• Will Cuberos

Problems Solved: Did the 49ers Address Their Needs in Free Agency?

Image Credit: Associated Press

Every team has holes to fill, whether that team is lifting the Lombardi Trophy at the end of the year or on unofficially “on the clock” when the timer hits 0:00. While the rebuild hasn’t gone as fast as some fans would want, John Lynch and Kyle Shanahan have done an admirable job of infusing the roster with much needed talent, but that’s not to say that heading into this offseason there weren’t holes to fill in the roster.

You didn’t have to watch many games this season to identify where the roster was deficient; the back half of the defense had major issues covering people, but when they did, the defensive line had just as much trouble getting to the quarterback. The 49ers set a record for fewest interceptions in a season with two, and also ranked 22nd in the NFL with 37 sacks.

Luckily for Lynch and Shanahan, the free agency and draft classes match up with the team’s needs. Heading into the regime’s third offseason, pressure is mounting for the front office and coaching staff to build a perennial playoff contender and hopeful championship team.

The Niners started off aggressive, sending a 2020 second round pick for pass rusher Dee Ford, who was Pro Football Focus’ number-one rated pass rusher last year with a 91.1 score. The clear hope is that Ford, paired with DeForest Buckner, can turn into the second coming of Justin Smith and Aldon Smith.

On the back end of the defense the only addition to the roster was former Chargers cornerback Jason Verrett. Verrett is the definition of a “low risk/high reward” signing. Out of 65 career games, Verrett has played in only 25, missing time with a myriad of injuries ranging from a torn rotator cuff (2014), a partially torn ACL (2016), aggravated the previous knee injury (2017), and a ruptured Achilles (2018). If he can stay healthy, and that’s a big “if,” he should challenge Ahkello Witherspoon for the cornerback position opposite Richard Sherman.
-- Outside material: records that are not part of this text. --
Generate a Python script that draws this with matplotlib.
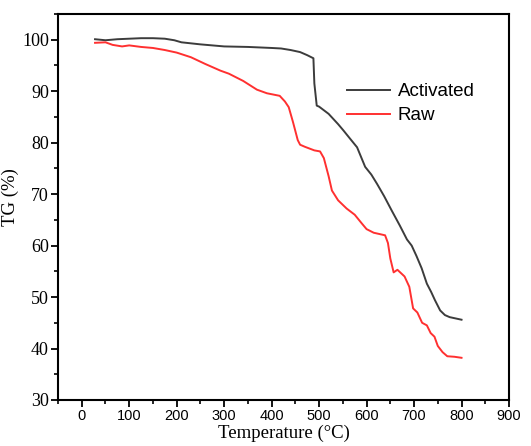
import matplotlib
matplotlib.use("Agg")
import matplotlib.pyplot as plt
from matplotlib.ticker import MultipleLocator

# Activated sample
t_act = [28, 50, 75, 100, 125, 150, 175, 195, 210, 250, 300, 350, 400, 420, 440,
         460, 475, 488, 490, 495, 500, 520, 540, 551, 565, 580, 597, 610, 622, 637,
         653, 670, 685, 695, 705, 716, 727, 736, 744, 755, 765, 775, 785, 800]
tg_act = [100.1, 99.9, 100.1, 100.2, 100.3, 100.3, 100.2, 99.9, 99.5, 99.1, 98.7,
          98.6, 98.4, 98.3, 98.0, 97.6, 97.0, 96.4, 91.5, 87.2, 87.0, 85.6, 83.6,
          82.4, 80.8, 79.1, 75.3, 73.8, 72.0, 69.6, 66.8, 63.9, 61.2, 60.0, 58.0,
          55.6, 52.6, 51.0, 49.4, 47.4, 46.5, 46.1, 45.9, 45.6]

# Raw sample
t_raw = [28, 50, 65, 85, 100, 125, 150, 175, 200, 230, 260, 292, 310, 340, 369,
         390, 417, 428, 436, 445, 455, 460, 470, 490, 502, 510, 520, 527, 540, 558,
         575, 590, 600, 615, 639, 645, 650, 657, 665, 680, 690, 698, 707, 717, 727,
         735, 743, 750, 760, 770, 785, 800]
tg_raw = [99.4, 99.5, 99.0, 98.7, 98.9, 98.6, 98.4, 98.0, 97.5, 96.6, 95.3, 94.0,
          93.4, 92.0, 90.3, 89.6, 89.1, 88.0, 86.9, 84.0, 80.5, 79.6, 79.2, 78.5,
          78.3, 77.0, 73.5, 70.7, 68.8, 67.2, 66.0, 64.3, 63.2, 62.5, 62.0, 60.5,
          57.5, 54.8, 55.3, 54.0, 52.0, 47.8, 47.0, 45.0, 44.5, 43.0, 42.3, 40.5,
          39.3, 38.5, 38.4, 38.2]

fig = plt.figure(figsize=(5.31, 4.46), dpi=100)
ax = fig.add_axes([58 / 531, 1 - 400 / 446, 451 / 531, 386 / 446])

ax.plot(t_act, tg_act, color="#3c3c3c", lw=1.4, label="Activated")
ax.plot(t_raw, tg_raw, color="#ff3030", lw=1.4, label="Raw")

ax.set_xlim(-50, 900)
ax.set_ylim(30, 105)
ax.xaxis.set_major_locator(MultipleLocator(100))
ax.xaxis.set_minor_locator(MultipleLocator(50))
ax.yaxis.set_major_locator(MultipleLocator(10))
ax.yaxis.set_minor_locator(MultipleLocator(5))
ax.set_yticks([30, 40, 50, 60, 70, 80, 90, 100])
ax.tick_params(which="major", direction="out", length=5, width=1.3)
ax.tick_params(which="minor", direction="out", length=3, width=1.2)
ax.tick_params(axis="y", pad=1.5)
ax.tick_params(axis="x", pad=1.5)
ax.tick_params(top=False, right=False, which="both")
for s in ax.spines.values():
    s.set_linewidth(1.5)

for lab in ax.get_xticklabels():
    lab.set_fontfamily("Liberation Sans")
    lab.set_fontsize(10.5)
for lab in ax.get_yticklabels():
    lab.set_fontfamily("Liberation Serif")
    lab.set_fontsize(13)

ax.set_xlabel("Temperature (°C)", family="Liberation Serif", fontsize=13.5)
ax.set_ylabel("TG (%)", family="Liberation Serif", fontsize=13.5)
ax.xaxis.set_label_coords(0.5, -0.064)
ax.yaxis.set_label_coords(-0.087, 0.526)

ax.legend(loc="upper left", bbox_to_anchor=(0.641, 0.821), frameon=False,
          borderpad=0, borderaxespad=0, handlelength=2.3, handletextpad=0.4,
          labelspacing=0.38, prop={"family": "Liberation Sans", "size": 13.5})

fig.savefig("out.png", dpi=100)
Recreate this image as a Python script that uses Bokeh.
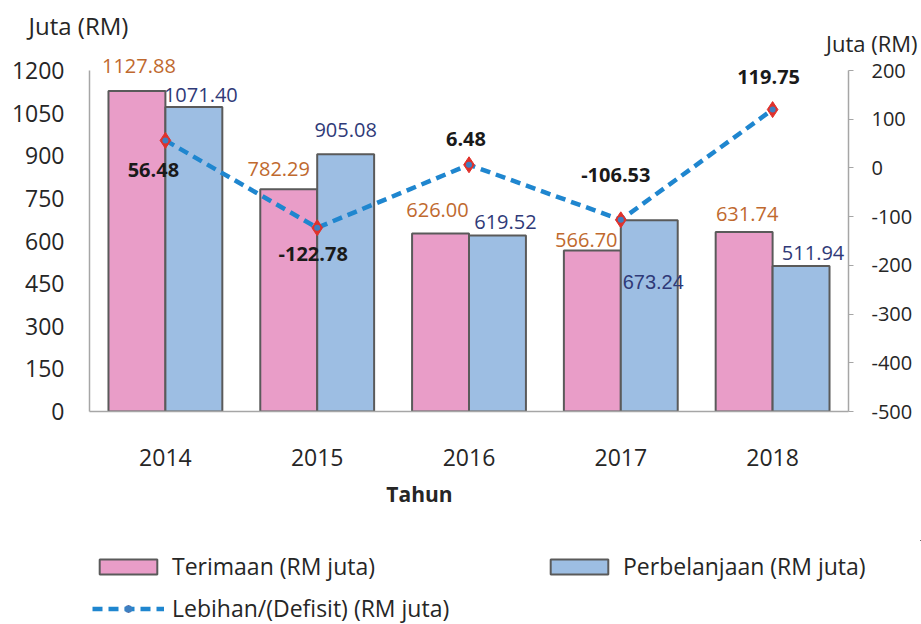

But where the front office seems to have whiffed at this point in the offseason is possibly the most important position on the defense: single high safety. The 49ers approached the offseason with close to $70 million in cap space, more than enough to make a splash at their most dire position of need. The safety class was flush with talent; the prototype safety for their defense was available in Earl Thomas, as were younger players in Adrian Amos and LaMarcus Joyner. But instead the decision was made to bring back Jimmie Ward and Antone Exum. Ward is one of the last holdovers from the Baalke era and possibly his worst first round pick outside of A.J. Jenkins. Ward has been moved from slot corner, to boundary corner, to free safety and hasn’t excelled at any of them, but that’s not entirely his fault given the constant change every offseason. He’s finished four of his five professional seasons on the injured reserve list with an array of injuries and can’t be counted on to be available for 16 games heading into 2019. The defense was plagued by horrendous safety play last season and the team’s young cornerbacks Witherspoon, Tarvarius Moore and D.J. Reed can’t be expected to develop without adequate help over the top.

According to overthecap.com the 49ers still have $38 million in salary cap space, which would be enough to entice a free-agent player like Tre Boston to don the Red and Gold and add some much needed competition at the safety spot. They may also be target a safety with the 36th pick in the upcoming draft. While coaching at the Senior Bowl, Shanahan and company were able to take a close look at Virginia safety Juan Thornhill. Could he be the pick if he’s there in the second round?

Every season the NFL is becoming more and more of a pass-first league; last year 30 teams threw the ball on first down over 50% of the time. Even with the additions to the pass rush, this defense won’t really take off until a game changer is added at the safety position. Hopefully the front office has a plan on how to add one heading into the draft, because they didn’t in free agency.